En las próximas horas los padres de entonces y los abuelos de ahora van a encontrar otra forma de llegar al centro o de volver a sus casas. Una obra aparentemente sencilla costó por lo menos 40 años de idas y vueltas. Inevitablemente será una obra sospechada porque el puntapié inicial lo dio José López, emblema y abanderado de la corrupción kirchnerista. No obstante, será una de las obras trascendentales para la capital. Traerá sonrisas y entusiasmo siempre y cuando las tormentas no hagan de las suyas.

El tránsito, que se ha convertido en un jeroglífico difícil de descifrar, tendrá algunas claves para encontrar el alivio.

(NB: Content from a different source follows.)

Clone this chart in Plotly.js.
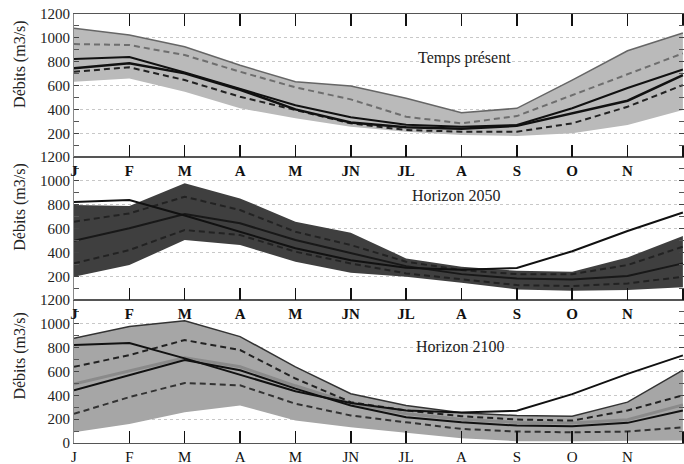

Han pasado y muerto generaciones que no han podido ver este pequeño, pero gran, paso en la vida ciudadana. Si eso ha ocurrido ha sido por la impericia política y por la incapacidad de los diferentes actores que no han podido pensar en los pobladores del futuro. Egoístas unos, mezquinos otros, ambiciosos algunos más pero todos responsables de poner trabas en la rueda en vez de manos a la obra. Una enseñanza que el presente nos permite reflexionar para los proyectos que vendrán.